Seamless integrated partnerships
Dier said seamless integrated partnerships feature a supplier partner, manufacturer/assembler, customer/channel, and customer/end user.
How do you get there?
He cited the Pareto Principle's 80/20 rule: 20% of what you do accounts for 80% of your results, 20% of your customers generate 80% of your sales, and 20% of your products result in 80% of your profits.
“The key to a seamless integrated partnership is that you must identify your key customers (the 20% that generate 80% of revenue) your key products (the 20% that generate 80% of profit), and key suppliers (the 20% that generate 80% of materials),” he said.
“The essence of business is simple. You must have the best people: recruit, keep, and motivate the very best team members; the best products: constantly strive to provide the best value products to your customer; the best value: constantly strive to deliver the best value products at the lowest possible cost to produce; and the best support: constantly strive to provide the best possible customer/product support through the life of your product.”
Mackay said the commercial vehicle has been in transition for 16 years.

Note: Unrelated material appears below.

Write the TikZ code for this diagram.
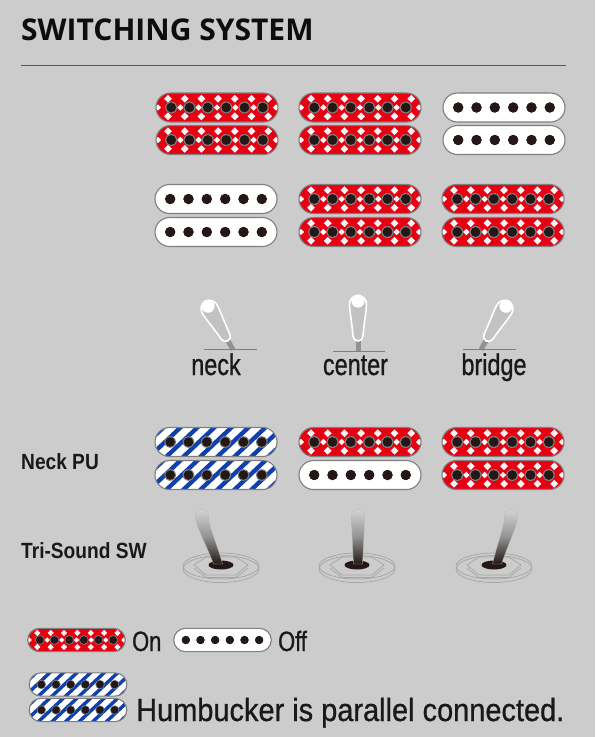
\documentclass[tikz,border=0pt]{standalone}
\usepackage{fontspec}
\setmainfont{Liberation Sans}
\newfontfamily\titlefont{Open Sans}
\newfontfamily\condfont[FakeStretch=0.78,FakeBold=0.8]{Liberation Sans}
\newfontfamily\humfont[FakeStretch=0.905,FakeBold=0.8]{Liberation Sans}
\newfontfamily\sidefont[FakeStretch=0.87]{Liberation Sans}
\definecolor{bgc}{HTML}{CCCCCC}
\definecolor{redc}{HTML}{E60012}
\definecolor{bluec}{HTML}{1040AE}
\definecolor{holec}{HTML}{231815}
\definecolor{edgec}{HTML}{7F7F7F}
\newcommand{\coilbody}[3]{% scale, radius, kind
  \begin{scope}
    \path[clip,rounded corners=#2] (-61,-14.5) rectangle (61,14.5);
    #3
  \end{scope}
  \path[draw=edgec,line width=1.1pt,rounded corners=#2] (-61,-14.5) rectangle (61,14.5);
}
\newcommand{\holes}[3]{% ring colour, ring radius, dot radius
  \foreach \hx in {-45.8,-27.5,-9.2,9.2,27.5,45.8}{
    \fill[#1] (\hx,0) circle (#2);
    \fill[holec] (\hx,0) circle (#3);
  }}
\newcommand{\redcoil}[4][1]{%
  \begin{scope}[shift={(#2,#3)},scale=#1,#4]
    \pgfmathsetlengthmacro{\crad}{14.5pt*#1}
    \coilbody{#1}{\crad}{%
      \fill[redc] (-62,-15) rectangle (62,15);
      \foreach \dx in {-49,-32.3,-15.6,1.1,17.8,34.5,51.2}{
        \foreach \dy in {-8.8,8.8}{
          \fill[white!92!gray] (\dx-3.9,\dy) -- (\dx,\dy-3.9) -- (\dx+3.9,\dy) -- (\dx,\dy+3.9) -- cycle;}}
      \foreach \dx in {-59,-36.6,-18.4,0,18.4,36.6,59}{
        \fill[white!92!gray] (\dx-3.2,0) -- (\dx,-3.2) -- (\dx+3.2,0) -- (\dx,3.2) -- cycle;}
      \holes{edgec}{6}{4.9}}
  \end{scope}}
\newcommand{\offcoil}[4][1]{%
  \begin{scope}[shift={(#2,#3)},scale=#1,#4]
    \pgfmathsetlengthmacro{\crad}{14.5pt*#1}
    \coilbody{#1}{\crad}{%
      \fill[white] (-62,-15) rectangle (62,15);
      \holes{holec}{5.1}{5.1}}
  \end{scope}}
\newcommand{\bluecoil}[4][1]{%
  \begin{scope}[shift={(#2,#3)},scale=#1,#4]
    \pgfmathsetlengthmacro{\crad}{14.5pt*#1}
    \coilbody{#1}{\crad}{%
      \fill[white] (-62,-15) rectangle (62,15);
      \foreach \sx in {-85,-68,...,85}{
        \draw[bluec,line width=4.3pt*#1] (\sx-17,16) -- (\sx+17,-16);}
      \holes{edgec}{5.8}{4.8}}
  \end{scope}}
\newcommand{\lever}[3]{% pivot x, y, angle
  \begin{scope}[shift={(#1,#2)},rotate=#3]
    \fill[edgec!85] (-2.5,0) rectangle (2.5,-11);
    \path[fill=bgc!95!black,draw=white,line width=1.6pt]
      (-5,-15) .. controls (-6,-28) and (-8.5,-40) .. (-8.5,-47)
      arc[start angle=180,end angle=360,radius=8.5]
      .. controls (8.5,-40) and (6,-28) .. (5,-15)
      arc[start angle=0,end angle=180,radius=5];
    \fill[white] (0,-50) circle (6.6);
  \end{scope}}
\newcommand{\trisw}[3]{% base x, lever foot dx, lever top dx
  \begin{scope}[shift={(#1,566)}]
    \draw[edgec!70,line width=.7pt,fill=bgc] (0,3) ellipse (38 and 13.5);
    \draw[edgec!70,line width=.7pt] (0,0) ellipse (38 and 13);
    \draw[edgec!70,line width=.7pt] (-27,-1) -- (-15,-9) -- (15,-9) -- (27,-1) -- (15,9) -- (-15,9) -- cycle;
    \draw[edgec!70,line width=.7pt] (-27,2) -- (-15,11.5) -- (15,11.5) -- (27,2);
    \fill[holec] (0,-1) ellipse (12.5 and 4.5);
    \shade[top color=gray!35,bottom color=holec,middle color=gray!85,draw=gray!55,line width=.3pt]
      (#2-4.5,-2) .. controls ({#2+(#3-#2)*0.45-5.5},-24) and (#3-6.5,-40) .. (#3-6.5,-50)
      arc[start angle=180,end angle=360,radius=6.5]
      .. controls (#3+6.5,-40) and ({#2+(#3-#2)*0.45+5.5},-24) .. (#2+4.5,-2) -- cycle;
  \end{scope}}
\begin{document}
\begin{tikzpicture}[x=1pt,y=-1pt,
  titletext/.style={anchor=west,inner sep=0,font=\titlefont\bfseries\fontsize{30}{30}\selectfont,text=black!95},
  lab/.style={anchor=base west,inner sep=0,font=\condfont\fontsize{28}{28}\selectfont,text=black!90},
  humlab/.style={anchor=base west,inner sep=0,font=\humfont\fontsize{32}{32}\selectfont,text=black!90},
  poslab/.style={anchor=base,inner sep=0,font=\condfont\fontsize{30}{30}\selectfont,text=black!90},
  sidelab/.style={anchor=west,inner sep=0,font=\sidefont\bfseries\fontsize{22}{22}\selectfont,text=black!90},
  baseline rule/.style={draw=edgec,line width=.8pt}]
\useasboundingbox (0,0) rectangle (595,737);
\fill[bgc] (0,0) rectangle (595,737);
\node[titletext] (title) at (21,30) {SWITCHING SYSTEM};
\coordinate (ruleL) at (21,65.5); \coordinate (ruleR) at (566,65.5);
\draw[black!65,line width=.8pt] (ruleL) -- (ruleR);
% row 1
\redcoil{217}{107.5}{} \redcoil{217}{140}{}
\redcoil{360}{107.5}{} \redcoil{360}{140}{}
\offcoil{504}{107.5}{} \offcoil{504}{140}{}
% row 2
\offcoil{216}{199}{} \offcoil{216}{232}{}
\redcoil{360}{199}{} \redcoil{360}{232}{}
\redcoil{503}{199}{} \redcoil{503}{232}{}
% levers
\lever{233}{349.5}{30}
\lever{358}{351}{0}
\lever{481}{349.5}{-30}
\coordinate (l1a) at (204,349.5); \coordinate (l1b) at (257,349.5);
\coordinate (l2a) at (333,351); \coordinate (l2b) at (385,351);
\coordinate (l3a) at (463,349.5); \coordinate (l3b) at (516,349.5);
\draw[baseline rule] (l1a) -- (l1b);
\draw[baseline rule] (l2a) -- (l2b);
\draw[baseline rule] (l3a) -- (l3b);
\node[poslab] (neck) at (216,375) {neck};
\node[poslab] (center) at (355.5,375) {center};
\node[poslab] (bridge) at (494,375) {bridge};
% row 3
\node[sidelab] (neckpu) at (21,462) {Neck PU};
\bluecoil{216}{442}{} \bluecoil{216}{475}{}
\redcoil{360}{442}{} \offcoil{360}{475}{}
\redcoil{503}{442}{} \redcoil{503}{475}{}
% tri-sound
\node[sidelab] (trisound) at (21,551) {Tri-Sound SW};
\trisw{221}{-3}{-19}
\trisw{357}{1}{1}
\trisw{494}{3}{17}
% legend
\redcoil[0.8]{76.5}{640}{}
\node[lab] (on) at (132,651) {On};
\offcoil[0.8]{222.5}{640}{}
\node[lab] (off) at (278,651) {Off};
\bluecoil[0.8]{78}{684.5}{} \bluecoil[0.8]{78}{710}{}
\node[humlab] (hum) at (136,721) {Humbucker is parallel connected.};
\end{tikzpicture}
\end{document}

There were at least 14 individual manufacturers of Class 8 trucks in the heavy truck market in 1960. With consolidation changing market shares, that number was down to six in 2008.

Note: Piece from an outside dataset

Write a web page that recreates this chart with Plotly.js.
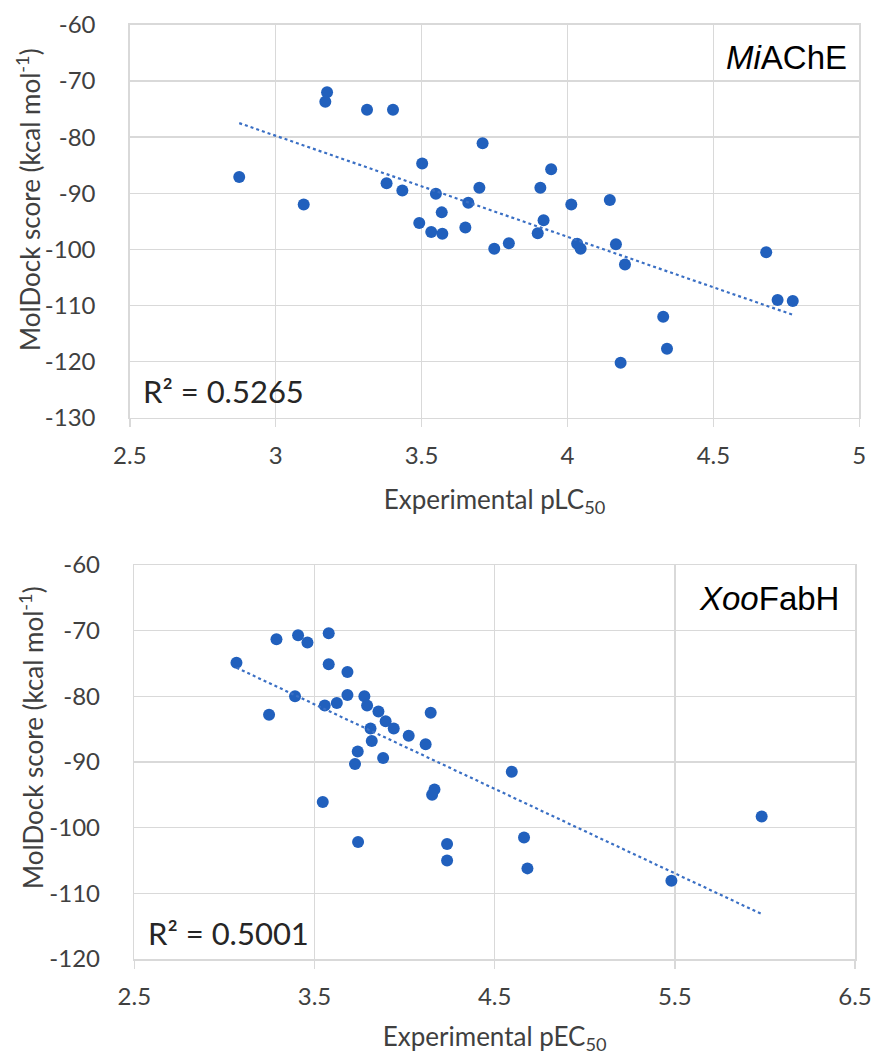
<!DOCTYPE html>
<html>
<head>
<meta charset="utf-8">
<script src="https://cdn.plot.ly/plotly-3.0.1.min.js"></script>
<style>html,body{margin:0;padding:0;background:#fff;}#chart{width:875px;height:1055px;}</style>
</head>
<body>
<div id="chart"></div>
<script>
// ---- MiAChE panel (top) ----
const aX = [2.875, 3.176, 3.170, 3.313, 3.402, 3.709, 3.502, 3.096, 3.380, 3.434, 3.549, 3.698,
            3.660, 3.569, 3.492, 3.533, 3.571, 3.650, 3.944, 3.907, 4.013, 4.145, 3.918, 3.898,
            3.799, 3.749, 4.033, 4.045, 4.166, 4.197, 4.681, 4.720, 4.772, 4.328, 4.341, 4.182];
const aY = [-87.1, -72.0, -73.7, -75.1, -75.1, -81.1, -84.7, -92.0, -88.2, -89.5, -90.1, -89.0,
            -91.7, -93.4, -95.3, -96.9, -97.2, -96.1, -85.7, -89.0, -92.0, -91.2, -94.8, -97.1,
            -98.9, -99.9, -99.0, -99.9, -99.1, -102.7, -100.5, -109.0, -109.2, -112.0, -117.7, -120.2];
// ---- XooFabH panel (bottom) ----
const bX = [3.067, 3.289, 3.409, 3.461, 3.579, 3.579, 3.683, 3.392, 3.557, 3.624, 3.683, 3.777,
            3.792, 3.855, 4.145, 3.248, 3.895, 3.940, 3.811, 3.818, 4.023, 4.117, 3.740, 3.725,
            3.881, 4.166, 4.153, 3.546, 3.742, 4.236, 4.236, 4.595, 4.663, 4.682, 5.982, 5.481];
const bY = [-74.9, -71.3, -70.7, -71.8, -70.4, -75.1, -76.3, -80.0, -81.4, -81.0, -79.8, -80.0,
            -81.4, -82.3, -82.5, -82.8, -83.8, -84.9, -84.9, -86.8, -86.0, -87.3, -88.4, -90.3,
            -89.4, -94.2, -95.0, -96.1, -102.2, -102.5, -105.0, -91.5, -101.5, -106.2, -98.3, -108.1];

const aYTicks = [-60, -70, -80, -90, -100, -110, -120, -130];
const aYText  = ['-60', '-70', '-80', '-90', '-100', '-110', '-120', '-130'];
const bYTicks = [-60, -70, -80, -90, -100, -110, -120];
const bYText  = ['-60', '-70', '-80', '-90', '-100', '-110', '-120'];
const aXTicks = [2.5, 3, 3.5, 4, 4.5, 5];
const aXText  = ['2.5', '3', '3.5', '4', '4.5', '5'];
const bXTicks = [2.5, 3.5, 4.5, 5.5, 6.5];
const bXText  = ['2.5', '3.5', '4.5', '5.5', '6.5'];

const aLabel = '<i>Mi</i>AChE';
const bLabel = '<i>Xoo</i>FabH';
const aR2 = 'R² = 0.5265';
const bR2 = 'R² = 0.5001';
const yTitle = 'MolDock score (kcal mol<sup>-1</sup>)';
const aXTitle = 'Experimental pLC<sub>50</sub>';
const bXTitle = 'Experimental pEC<sub>50</sub>';

function fitLine(xs, ys) {
  const n = xs.length;
  let sx = 0, sy = 0, sxx = 0, sxy = 0;
  for (let i = 0; i < n; i++) { sx += xs[i]; sy += ys[i]; sxx += xs[i]*xs[i]; sxy += xs[i]*ys[i]; }
  const m = (n*sxy - sx*sy) / (n*sxx - sx*sx);
  const c = (sy - m*sx) / n;
  const x0 = Math.min(...xs), x1 = Math.max(...xs);
  return {x: [x0, x1], y: [m*x0 + c, m*x1 + c]};
}

const dotColor = '#2160BD';
const lineColor = '#3A6FC4';
const fA = fitLine(aX, aY), fB = fitLine(bX, bY);

const traces = [
  {x: aX, y: aY, xaxis: 'x', yaxis: 'y', mode: 'markers', type: 'scatter',
   marker: {color: dotColor, size: 12}, hoverinfo: 'x+y', showlegend: false},
  {x: fA.x, y: fA.y, xaxis: 'x', yaxis: 'y', mode: 'lines', type: 'scatter',
   line: {color: lineColor, width: 2.2, dash: 'dot'}, showlegend: false, hoverinfo: 'skip'},
  {x: bX, y: bY, xaxis: 'x2', yaxis: 'y2', mode: 'markers', type: 'scatter',
   marker: {color: dotColor, size: 12}, hoverinfo: 'x+y', showlegend: false},
  {x: fB.x, y: fB.y, xaxis: 'x2', yaxis: 'y2', mode: 'lines', type: 'scatter',
   line: {color: lineColor, width: 2.2, dash: 'dot'}, showlegend: false, hoverinfo: 'skip'}
];

const W = 875, H = 1055;
const tickFont = {family: 'Lato, "Open Sans", sans-serif', size: 24, color: '#404040'};
const titleFont = {family: 'Lato, "Open Sans", sans-serif', size: 26, color: '#404040'};
const grid = '#d9d9d9';

function xAxis(dom, anchor, range, tv, tt, title) {
  return {domain: dom, anchor: anchor, range: range, tickmode: 'array', tickvals: tv, ticktext: tt,
    showgrid: true, gridcolor: grid, gridwidth: 1.5, zeroline: false,
    showline: true, linecolor: grid, linewidth: 1.5, mirror: true,
    ticks: 'outside', ticklen: 8, tickwidth: 1.5, tickcolor: grid,
    ticklabelstandoff: 8, tickfont: tickFont, automargin: false, fixedrange: true,
    title: {text: title, font: titleFont, standoff: 22}};
}
function yAxis(dom, anchor, range, tv, tt) {
  return {domain: dom, anchor: anchor, range: range, tickmode: 'array', tickvals: tv, ticktext: tt,
    showgrid: true, gridcolor: grid, gridwidth: 1.5, zeroline: false,
    showline: true, linecolor: grid, linewidth: 1.5, mirror: true,
    ticks: '', ticklabelstandoff: 28, tickfont: tickFont, automargin: false, fixedrange: true};
}

const layout = {
  width: W, height: H,
  margin: {l: 0, r: 0, t: 0, b: 0},
  paper_bgcolor: '#ffffff', plot_bgcolor: '#ffffff',
  showlegend: false,
  xaxis: xAxis([129.8/W, 859.3/W], 'y', [2.5, 5], aXTicks, aXText, aXTitle),
  yaxis: yAxis([1 - 417.8/H, 1 - 24.9/H], 'x', [-130, -60], aYTicks, aYText),
  xaxis2: xAxis([134.3/W, 855/W], 'y2', [2.5, 6.5], bXTicks, bXText, bXTitle),
  yaxis2: yAxis([1 - 959/H, 1 - 565/H], 'x2', [-120, -60], bYTicks, bYText),
  annotations: [
    {xref: 'paper', yref: 'paper', x: 29/W, y: 1 - 200/H, xanchor: 'center', yanchor: 'middle',
     textangle: -90, text: yTitle, showarrow: false, font: titleFont},
    {xref: 'paper', yref: 'paper', x: 31/W, y: 1 - 738/H, xanchor: 'center', yanchor: 'middle',
     textangle: -90, text: yTitle, showarrow: false, font: titleFont},
    {xref: 'paper', yref: 'paper', x: 849/W, y: 1 - 57/H, xanchor: 'right', yanchor: 'middle',
     text: aLabel, showarrow: false, font: {family: '"Liberation Sans", Arial, sans-serif', size: 33, color: '#000000'}},
    {xref: 'paper', yref: 'paper', x: 841/W, y: 1 - 598/H, xanchor: 'right', yanchor: 'middle',
     text: bLabel, showarrow: false, font: {family: '"Liberation Sans", Arial, sans-serif', size: 33, color: '#000000'}},
    {xref: 'paper', yref: 'paper', x: 141/W, y: 1 - 391/H, xanchor: 'left', yanchor: 'middle',
     text: aR2, showarrow: false, font: {family: 'Lato, "Open Sans", sans-serif', size: 31, color: '#262626'}},
    {xref: 'paper', yref: 'paper', x: 146/W, y: 1 - 933/H, xanchor: 'left', yanchor: 'middle',
     text: bR2, showarrow: false, font: {family: 'Lato, "Open Sans", sans-serif', size: 31, color: '#262626'}}
  ]
};

Plotly.newPlot('chart', traces, layout, {staticPlot: true, displayModeBar: false});
</script>
</body>
</html>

He said the market has been here before.
1973-75: There were excess truck sales in 1973 and 1974, our first oil shock, the first generation of DOT-121, and a long, hard recession.
1980-1982: There were excess truck sales in 1979, interest-rate issues, trucking-industry deregulation, and a long, hard recession.
1990-1991: There were excess truck
sales in 1988 and 1989, the savings-and-loans real estate bubble, the Iraq war, and a relatively short and soft recession.
2000-2001: There were excess truck sales in 1998 and 1999, a technology bubble, 9/11, and a relatively short and soft recession.
The current downturn was generated by excess truck sales in 2005 and 2006 in anticipation of the 2007 engine emissions regulations, the sub-prime housing bust, and a financial market meltdown. The recession probably will be long and hard.
“We got out of whack as early as the first quarter of 2006 in terms of capacity to haul versus freight available to haul,” he said. “Looking back over the previous four recessions, we've gone through this before. It really is a question of balancing capacity with freight available to haul, and the challenge now is to get those two back in line.”